It’s easy to predict which seder items — from tables full of toys, crafts and books — will attract children.
“Kids love the frogs best,” says Marga Hirsch, coordinator of the annual Haggadah Fair at Park Avenue Synagogue that runs until the Friday before Passover. “Little kids love the inflatable frogs.”
On tables set up in the Upper East Side congregation’s gallery, beneath framed artworks that depict the deportation of Hungarian Jewry during World War II, all sorts of things for use at seders are on sale. Haggadahs and storybooks, plastic Kiddush cups and a dozen types of frogs. There are rubber and plastic and plush stuffed amphibians, frogs that jump and frogs that go around your wrist, all for acting out the Ten Plagues.
During breaks from religious school, students browse at the Fair. Two students — from left, Will Nunberg and Jacob Rizzi — compare illustrated Haggadahs.
What’s popular among adult customers this year?

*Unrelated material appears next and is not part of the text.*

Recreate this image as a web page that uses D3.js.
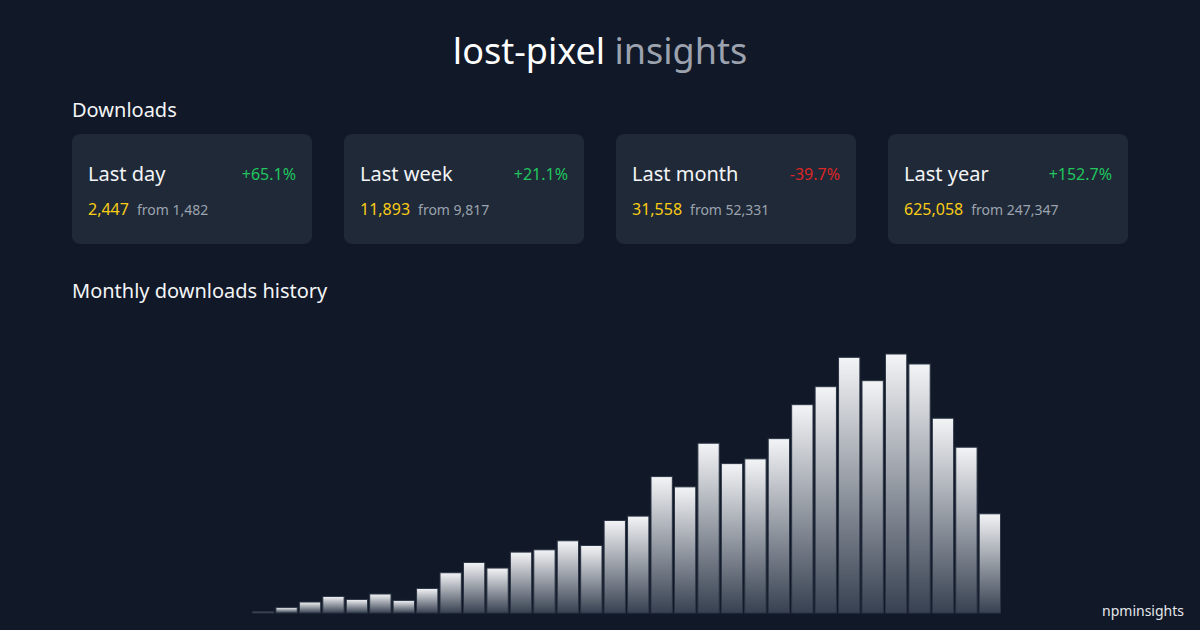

Versions of the “A Different Night” Haggadah, because co-author Noam Zion spoke at the synagogue a few weeks ago, and “The Washington Haggadah,” because the medieval manuscript is on exhibit this spring at The Metropolitan Museum of Art, says Hirsch, a veteran family educator.
The Fair is not a moneymaker for the Conservative Park Avenue Synagogue, she says; many items are sold at cost, to help members of the shul and of the wider community to celebrate Passover. “The purpose is to put Haggadahs in the hands of congregants.”